Ray Ban Meta Gen 2 Makes Smart Glasses Practical

Ray Ban Meta Gen 2 Makes Smart Glasses Practical
Credit: Ray Ban
Aashir Ashfaq
5 Min Read

Ray-Ban Meta Gen 2 takes what worked in Gen 1 and finally makes it feel like true everyday eyewear, not just a cool gadget. With up to 2x battery life, sharper 3K video, smarter AI features and expanded frame options, it directly fixes the pain points that held early adopters back.

Gen 1: Great Idea, Limited Stamina

First gen Ray-Ban Meta glasses nailed the concept: open ear audio that keeps you aware of your surroundings, a hands free camera, and a voice activated AI assistant, all in classic Ray-Ban silhouettes that mostly pass as regular glasses. For many, especially creators and commuters, that made them genuinely useful instead of novelty tech.

But roughly four hours of typical use meant midday charging, case lugging, and constant battery management.

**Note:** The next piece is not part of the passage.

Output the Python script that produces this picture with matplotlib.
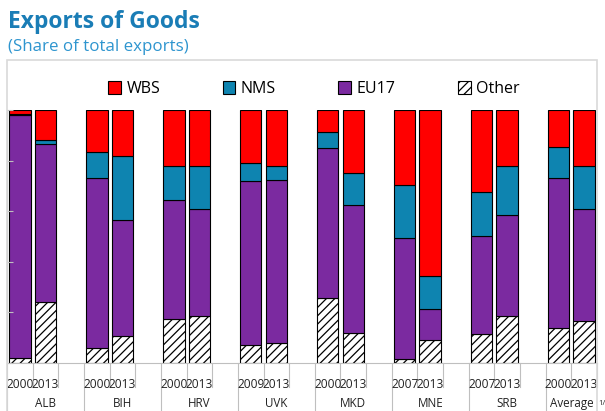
import matplotlib
matplotlib.use('Agg')
import matplotlib.pyplot as plt
from matplotlib.patches import Rectangle

plt.rcParams['font.family'] = ['Open Sans', 'DejaVu Sans']
plt.rcParams['hatch.linewidth'] = 0.9

# 数据：份额 (%)
countries = ['ALB', 'BIH', 'HRV', 'UVK', 'MKD', 'MNE', 'SRB', 'Average']
years = [['2000', '2013'], ['2000', '2013'], ['2000', '2013'], ['2009', '2013'],
         ['2000', '2013'], ['2007', '2013'], ['2007', '2013'], ['2000', '2013']]
other = [2, 24, 6, 10.5, 17.5, 18.5, 7, 8, 25.5, 12, 1.5, 9, 11.5, 18.5, 14, 16.5]
eu17 = [96, 62.5, 67, 46, 47, 42.5, 65, 64.5, 59.5, 50.5, 48, 12.5, 38.5, 40, 59, 44.5]
nms = [0.5, 1.5, 10.5, 25.5, 13.5, 17, 7, 5.5, 6.5, 12.5, 21, 13, 17.5, 19.5, 12.5, 17]
wbs = [1.5, 12, 16.5, 18, 22, 22, 21, 22, 8.5, 25, 29.5, 65.5, 32.5, 22, 14.5, 22]

c_wbs = '#FF0000'
c_nms = '#0E84B0'
c_eu = '#7B2AA0'
grey = '#BFBFBF'

W, H = 605, 411
fig = plt.figure(figsize=(W / 100, H / 100), dpi=100)
ax = fig.add_axes([7 / W, (H - 363) / H, (597 - 7) / W, 253 / H])

# 每组两根柱子，组间空一格
xs = []
for i in range(len(countries)):
    for j in range(2):
        xs.append(3 * i + j + 0.5)

bw = 0.84
kw = dict(width=bw, edgecolor='black', linewidth=0.8)
b1 = ax.bar(xs, other, color='white', hatch='////', **kw)
bottom = list(other)
b2 = ax.bar(xs, eu17, bottom=bottom, color=c_eu, **kw)
bottom = [a + b for a, b in zip(bottom, eu17)]
b3 = ax.bar(xs, nms, bottom=bottom, color=c_nms, **kw)
bottom = [a + b for a, b in zip(bottom, nms)]
b4 = ax.bar(xs, wbs, bottom=bottom, color=c_wbs, **kw)

ax.set_xlim(0, 23)
ax.set_ylim(0, 100)
for s in ['top', 'right']:
    ax.spines[s].set_visible(False)
ax.spines['left'].set_color(grey)
ax.spines['bottom'].set_color(grey)
ax.set_yticks([0, 20, 40, 60, 80, 100])
ax.tick_params(axis='y', direction='in', length=4, color=grey, labelleft=False)
ax.set_xticks([])

# 多级分类轴：年份 + 国家
tr = ax.get_xaxis_transform()
for i, c in enumerate(countries):
    x0 = 3 * i
    ax.plot([x0, x0], [0, -0.2], transform=tr, color=grey, lw=0.8, clip_on=False)
    for j in range(2):
        ax.plot([x0 + j + 1, x0 + j + 1], [0, -0.095], transform=tr, color=grey,
                lw=0.8, clip_on=False)
        ax.text(x0 + j + 0.5, -0.085, years[i][j], transform=tr, ha='center',
                va='center', fontsize=8.6, color='#222222')
    cx = x0 + 1.5 if i < len(countries) - 1 else x0 + 1.0
    ax.text(cx, -0.162, c, transform=tr, ha='center', va='center',
            fontsize=8.4, color='#222222')
ax.text(1.002, -0.16, '1/', transform=ax.transAxes, ha='left', va='center',
        fontsize=5.5, color='#222222')

# 灰色外框
fig.patches.append(Rectangle((7 / W, -0.1), (597 - 7) / W, (H - 60) / H + 0.1,
                             transform=fig.transFigure, fill=False,
                             edgecolor='#D9D9D9', lw=1.2))

fig.text(8 / W, 1 - 22 / H, 'Exports of Goods', fontsize=16.5, fontweight='bold',
         color='#1A7DB6', ha='left', va='center')
fig.text(8 / W, 1 - 47 / H, '(Share of total exports)', fontsize=12.2,
         color='#2E95CF', ha='left', va='center')

fig.legend([b4, b3, b2, b1], ['WBS', 'NMS', 'EU17', 'Other'], ncol=4,
           loc='center', bbox_to_anchor=(314 / W, 1 - 89 / H), frameon=False,
           fontsize=11.5, handlelength=0.8, handleheight=0.8, handletextpad=0.35,
           columnspacing=3.9)

fig.savefig('out.png', dpi=100)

For people who added prescription lenses and tried to wear them as their main glasses, that was a deal breaker: you can’t easily “swap out” your eyesight mid day just because the smart features ran flat.

Gen 2: Battery Life Becomes The Real Upgrade

Meta now claims “up to 2x battery life” on Ray-Ban Meta Gen 2, translating to about eight hours of typical use. That fundamentally changes the experience: you can leave the house in the morning and get through to evening without constant power anxiety. Charging has been tuned to match. You get a 50% charge in around 20 minutes, and the case carries an extra 48 hours of power, so weekend trips or long workdays no longer require micromanaging usage. For prescription users especially, this is the shift from “drawer gadget” to “daily driver.”

3K Video, Better Audio Tools, and Smarter AI

On the camera side, Gen 2 jumps to 3K video, delivering roughly 2x the pixels of Gen 1. Where the first model was “good enough” for social, Gen 2 footage looks cleaner on larger screens, holds more detail in tricky light and feels more like proper documentation than a compromise clip.

Upcoming updates will add 60fps HDR ultrawide capture plus hyperlapse and slow motion modes, clearly targeting creators and professionals who want more than casual snaps. A new conversation focus feature uses AI to boost the person you’re talking to while suppressing background noise in cafés or open offices, and live translation now includes German and Portuguese with offline support via downloadable packs.

Why Prescription Wearers Benefit Most

Gen 2’s changes matter most for people wearing these as actual glasses. When your corrective lenses also handle quick calls, music, voice notes, and translation, the tech disappears into routine, until the battery dies. With the new runtime and faster charging, prescription users can realistically keep them on all day, treating AI and camera features as seamless add ons instead of something they have to “plan around.”

In that sense, the second generation isn’t about flashy new tricks; it’s about removing friction so the glasses feel like glasses first, with smart features that just happen to be there whenever you need them.

Style And Pricing: Evolution, Not Reinvention

Design wise, Ray-Ban Meta Gen 2 stays in familiar territory with Wayfarer, Skyler, and Headliner silhouettes, plus new limited colors like Shiny Cosmic Blue, Shiny Mystic Violet, and Shiny Asteroid Grey with Transitions lenses. The Matte Transparent Wayfarer returns with Brown Mirror Gold or Transitions Ruby options, starting at $509.

Gen 2 starts at $379, while Gen 1 models now begin at $299, making the lineup more tiered and accessible. For anyone who liked the idea of the originals but bounced off the battery limitations, especially prescription wearers, Gen 2 is the version that finally matches the promise.